Basil is an annual herb that likes warmth. It’s easy to grow your own in the garden during the summer or in pots indoors all year round. Pick tender leaves regularly to prevent it from flowering and stems getting woody. Leave one plant to mature and collect the seeds for the next season. Alternatively, buy fresh basil in shops.
Pesto can be made using mortar and pestle, chopped with a herb cutting knife (takes a while) or in a food processor.
To make fresh basil pesto sauce you’ll need following ingredients:
- A large bunch of basil (about 3-4 cups of leaves)
- 3 cloves of garlic (add more or less depending on taste)
- 1/3 to 1/2 cup roasted pine nuts (cashews, macadamia nuts or roasted almonds)

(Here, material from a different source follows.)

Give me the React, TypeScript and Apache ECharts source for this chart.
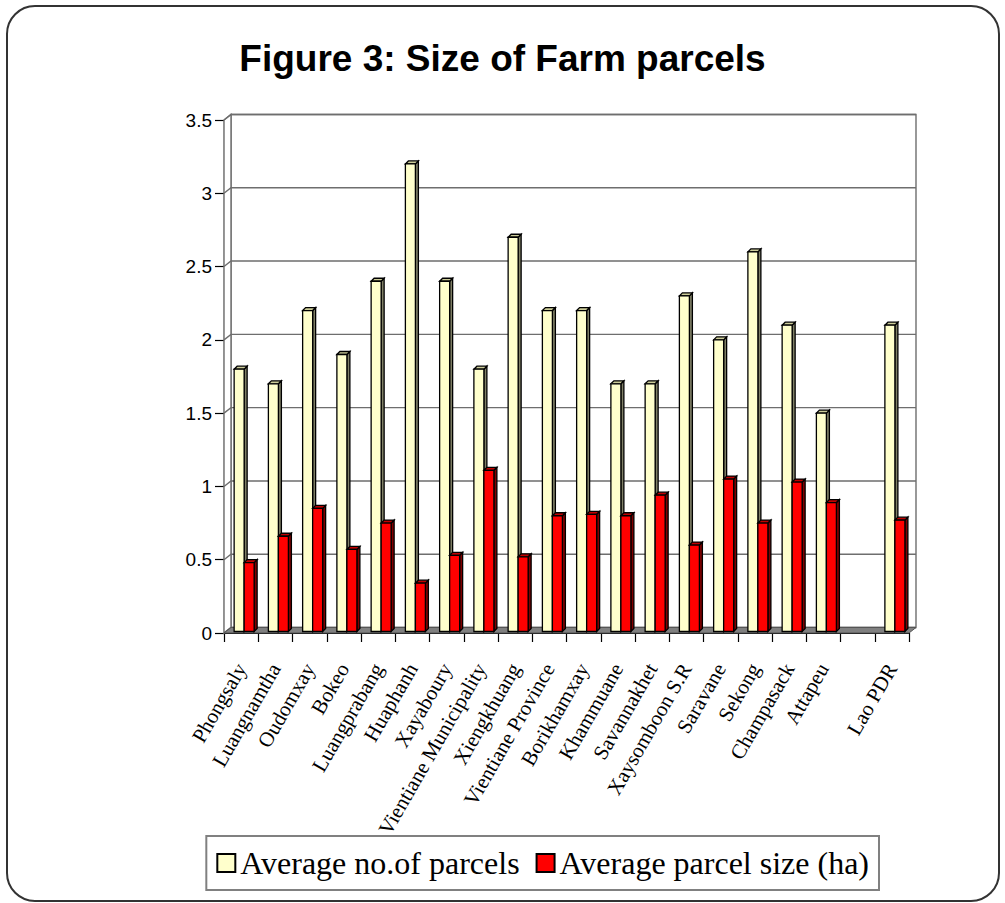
import React, { useEffect, useRef } from "react";
import * as echarts from "echarts";

const categories = [
  "Phongsaly", "Luangnamtha", "Oudomxay", "Bokeo", "Luangprabang", "Huaphanh",
  "Xayaboury", "Vientiane Municipality", "Xiengkhuang", "Vientiane Province",
  "Borikhamxay", "Khammuane", "Savannakhet", "Xaysomboon S.R", "Saravane",
  "Sekong", "Champasack", "Attapeu", "", "Lao PDR",
];
const avgParcels = [1.8, 1.7, 2.2, 1.9, 2.4, 3.2, 2.4, 1.8, 2.7, 2.2, 2.2, 1.7, 1.7, 2.3, 2.0, 2.6, 2.1, 1.5, null, 2.1];
const avgSize = [0.48, 0.66, 0.85, 0.57, 0.75, 0.34, 0.53, 1.11, 0.52, 0.8, 0.81, 0.8, 0.94, 0.6, 1.05, 0.75, 1.03, 0.89, null, 0.77];
const yTicks = [0, 0.5, 1, 1.5, 2, 2.5, 3, 3.5];
const seriesNames = ["Average no.of parcels", "Average parcel size (ha)"];

const WALL_DX = 7;
const WALL_DY = -5.5;

function barRenderer(offsetFrac: number, widthFrac: number, front: string, side: string, topc: string) {
  return (params: any, api: any) => {
    const idx = api.value(0);
    const v = api.value(1);
    const top = api.coord([idx, v]);
    const base = api.coord([idx, 0]);
    const cw = api.size([1, 0])[0];
    const x0 = top[0] + offsetFrac * cw;
    const x1 = x0 + widthFrac * cw;
    const yT = top[1];
    const yB = base[1] - 1.5;
    const d = 3;
    const st = { stroke: "#000", lineWidth: 1.3 };
    return {
      type: "group",
      children: [
        { type: "polygon", shape: { points: [[x1, yT], [x1 + d, yT - d], [x1 + d, yB - d], [x1, yB]] }, style: { fill: side, ...st } },
        { type: "polygon", shape: { points: [[x0, yT], [x0 + d, yT - d], [x1 + d, yT - d], [x1, yT]] }, style: { fill: topc, ...st } },
        { type: "rect", shape: { x: x0, y: yT, width: x1 - x0, height: yB - yT }, style: { fill: front, ...st } },
      ],
    };
  };
}

function wallRenderer(params: any, api: any) {
  const cs = params.coordSys;
  const L = cs.x, T = cs.y, R = cs.x + cs.width, B = cs.y + cs.height;
  const dx = WALL_DX, dy = WALL_DY;
  const grid = "#6e6e6e";
  const children: any[] = [];
  children.push({ type: "rect", shape: { x: L + dx, y: T + dy, width: R - L, height: B - T }, style: { fill: "#fff", stroke: grid, lineWidth: 1.4 } });
  children.push({ type: "polygon", shape: { points: [[L, T], [L + dx, T + dy], [L + dx, B + dy], [L, B]] }, style: { fill: "#fff", stroke: grid, lineWidth: 1.4 } });
  yTicks.forEach((v) => {
    const y = api.coord([0, v])[1];
    children.push({ type: "polyline", shape: { points: [[L, y], [L + dx, y + dy], [R + dx, y + dy]] }, style: { stroke: grid, lineWidth: 1.4, fill: null } });
  });
  children.push({ type: "polygon", shape: { points: [[L, B], [R, B], [R + dx, B + dy], [L + dx, B + dy]] }, style: { fill: "#808080", stroke: "#555", lineWidth: 1 } });
  return { type: "group", children };
}

export default function App() {
  const ref = useRef<HTMLDivElement>(null);
  useEffect(() => {
    const chart = echarts.init(ref.current!, null, { renderer: "svg" });
    const toData = (arr: (number | null)[]) =>
      arr.map((v, i) => (v == null ? null : [i, v])).filter((d) => d !== null);
    chart.setOption({
      animation: false,
      backgroundColor: "#fff",
      title: {
        text: "Figure 3: Size of Farm parcels",
        left: "center",
        top: 35,
        textStyle: { fontFamily: "Liberation Sans", fontWeight: "bold", fontSize: 37, color: "#000" },
      },
      graphic: [
        {
          type: "rect",
          shape: { x: 7, y: 6, width: 992, height: 895, r: 28 },
          style: { fill: "none", stroke: "#333", lineWidth: 2 },
          silent: true,
          z: 100,
        },
      ],
      legend: {
        data: seriesNames,
        right: 126,
        top: 836,
        icon: "rect",
        itemWidth: 18,
        itemHeight: 18,
        itemGap: 16,
        padding: [11, 10],
        borderColor: "#808080",
        borderWidth: 2,
        textStyle: { fontFamily: "Liberation Serif", fontSize: 32, color: "#000" },
      },
      grid: { left: 224, right: 96, top: 120, bottom: 270 },
      xAxis: {
        type: "category",
        data: categories,
        axisLine: { show: true, lineStyle: { color: "#000", width: 1 } },
        axisTick: { show: true, length: 9, interval: 0, lineStyle: { color: "#000", width: 1.2 } },
        axisLabel: {
          interval: 0,
          rotate: 60,
          margin: 32,
          fontFamily: "Liberation Serif",
          fontSize: 21,
          color: "#000",
        },
        splitLine: { show: false },
      },
      yAxis: {
        type: "value",
        min: 0,
        max: 3.5,
        interval: 0.5,
        axisLine: { show: true, lineStyle: { color: "#000", width: 1.2 } },
        axisTick: { show: true, length: 9, lineStyle: { color: "#000", width: 1.2 } },
        axisLabel: { margin: 12, fontFamily: "Liberation Sans", fontSize: 19, color: "#000" },
        splitLine: { show: false },
      },
      series: [
        {
          type: "custom",
          name: "wall",
          silent: true,
          z: 1,
          data: [[0, 0]],
          encode: { x: 0, y: 1 },
          renderItem: wallRenderer,
        },
        {
          type: "custom",
          name: seriesNames[0],
          z: 2,
          itemStyle: { color: "#FFFFCC", borderColor: "#000", borderWidth: 1 },
          data: toData(avgParcels),
          encode: { x: 0, y: 1 },
          renderItem: barRenderer(-0.204, 0.292, "#FFFFCC", "#7F7F66", "#CCCC99"),
        },
        {
          type: "custom",
          name: seriesNames[1],
          z: 2,
          itemStyle: { color: "#FF0000", borderColor: "#000", borderWidth: 1 },
          data: toData(avgSize),
          encode: { x: 0, y: 1 },
          renderItem: barRenderer(0.088, 0.292, "#FF0000", "#800000", "#C00000"),
        },
      ],
    });
    return () => chart.dispose();
  }, []);
  return (
    <div
      ref={ref}
      style={{ position: "absolute", left: 0, top: 0, width: 1005, height: 903 }}
    />
  );
}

- 1/2 cup grated Parmesan or Pecorino
- 1/2 cup good quality olive oil
- Sea salt
Use the quantities as a guide only and don’t be afraid to experiment. To be honest, I don’t follow the recipe anymore. I just pick some basil leaves from the garden, add few cloves of garlic, salt, nuts, Parmesan or Pecorino cheese and some good olive oil. Traditionally, pine nuts are used in basil pesto recipe, but I often substitute macadamia or cashew nuts for pine nuts.
Here is a step by step guide on how to make your own basil pesto sauce:
1. Pick the leaves and wash them in a bowl of water. Dry immediately in a colander and then on a clean tea towel. The leaves will turn black if left in the water for too long.
2. Put basil leaves, nuts of your choice and salt into food processor. Blend it until finely chopped.
3. Add grated Parmesan and crushed garlic. Whiz it until combined.
4. Add olive oil and process again. For a smooth pesto, run the food processor for a bit longer.
Basil pesto can be kept in the fridge for up to a week. At my place it disappears mysteriously after a couple of days 🙂 ! Pesto is suitable for freezing.
Some ideas for basil pesto use:
- spread it on a fresh crusty bread
- great tossed with pasta
- wonderful with tomatoes
- top bruschetta with pesto
- great alternative to butter or margarine in sandwiches
- substitute basil pesto for tomato sauce on homemade pizza:
- add pesto to Béchamel sauce when making lasagna
- serve with grilled fish, chicken or mushrooms.
2010 Basil Pesto Update
This year most of our basil is coming from our container garden at home and from only two plants:
As you can see one is green and the other – purple! Nevertheless, purple pesto has the same great taste. I really love this purple variety. Its gorgeous, strong colour is great contrast to green leaves and makes an unusual garnish.
So far, I’ve made about 4 batches of pesto from these two basil plants and they still keep on growing thanks to a sunny spot and homemade compost.
I have not attempted to make purple basil pesto yet. I’ll give it a shot next time I make pesto to see the colour. The pesto from green and purple leaves is still green (a bit darker green). You can see small purple freckles:
Basil is one of the herbs that doesn’t like cold, so make the most of it while you have it in the garden. For the winter days, if you have oversupply of basil, freeze some. I usually put them into smaller containers or in an ice cube tray.
The best way to enjoy freshly made basil pesto is to put it on some crusty homemade bread. Our daughter gives this batch of homemade pesto thumbs up!